From a one-run game with a fired-up Fenway behind them, to a 6-0 deficit and a stunning lack of energy for the Red Sox. It happened quickly, and they never recovered.

With baseball, no theoretical can ever be known. But with Tanner Houck pitching effectively for his first two innings in Game 6, it does still feel as though he could have gotten the Red Sox into the late innings in Game 5.

Of course (of course!) it's all moot if the offense doesn't show up. And it didn't. Rafael Devers hit a solo homer with the Red Sox trailing 7-0 in the seventh of Game 5, the lone run of the entire game.

The most significant play of Game 5, according to win probability, came in the bottom of the fifth inning. With the Red Sox trailing 1-0, Hunter Renfroe stepped to the plate with two on and nobody out. He got ahead in the count 2-0.

Then he grounded into a 6-4-3 double play. (Renfroe batted .063 in the ALCS.)

It somehow got worse in Game 6.

Facing elimination, and facing a pitcher they wrecked just six days prior, the Red Sox mustered just two hits in Game 6. Two hits. No runs. After Eovaldi dug deep to pitch out of a jam with three strikeouts in the fourth inning, the Red Sox followed it up with two terrible at-bats from Christian Arroyo (his second such at-bat of the night) and Renfroe.

The Red Sox went 0-for-4 with runners in scoring position, matching their numbers from Game 5. From Game 4-6, Red Sox hitters went 0-for-17 with runners in scoring position. The Astros went 12-for-32 with runners in scoring position in those same games.

In both of the Red Sox' final two losses, they failed to gain any emotional lifts from gutsy starting pitching performances, allowing Houston to eventually pull away.

Nathan Eovaldi in Game 6, Chris Sale in Game 5 (Photos by Billie Weiss/Boston Red Sox/Getty Images)

The season ended, really, with a strike 'em out, throw 'em out double play in the seventh inning of Game 6.

But then again ... the fact that Travis Shaw -- who was waived by the Brewers in August after rehabbing in Triple-A -- was at bat in that crucial situation shows that the Red Sox' roster wasn't quite at a championship level. This was a game that featured Shaw, Danny Santana, and Bobby Dalbec pinch-hitting appearances. It was a team that leaned heavily on Jose Iglesias (released by the Angeles in September) just to make the playoffs at all. It was a team that, even if that Game 5 homer to Altuve had not been served up on a platter, wouldn't have a real closer entering to finish the game in the ninth. They didn't have a real first baseman or a real leadoff hitter, for that matter.

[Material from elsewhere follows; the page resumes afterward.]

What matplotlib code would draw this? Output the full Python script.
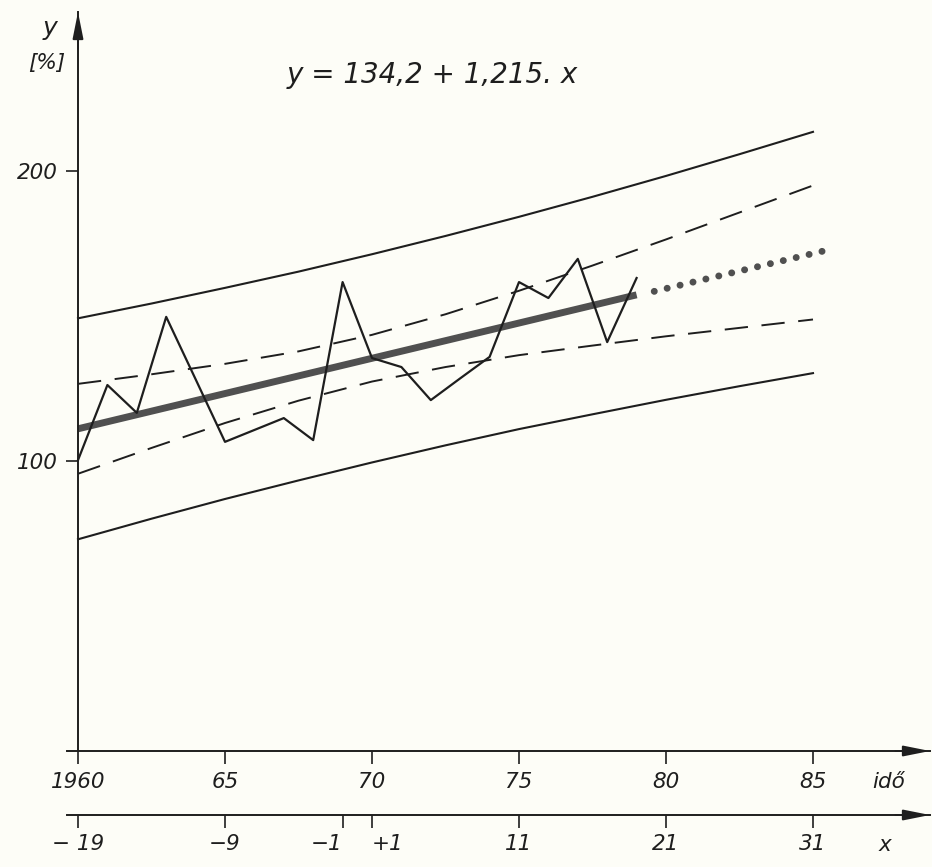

Asking this team to win a championship would probably be unfair. Asking them to beat the Astros might be a little too much, too.

But asking for the Red Sox to at least compete against a team they had outscored 25-13 through three games? Expecting more offense against a depleted pitching staff that was missing its ace and had an overworked bullpen through four games? That's not too much.

The Red Sox may not have been good enough top to bottom to beat the Astros. But they were good enough to compete with them. Over the final 27 innings, they failed to show it.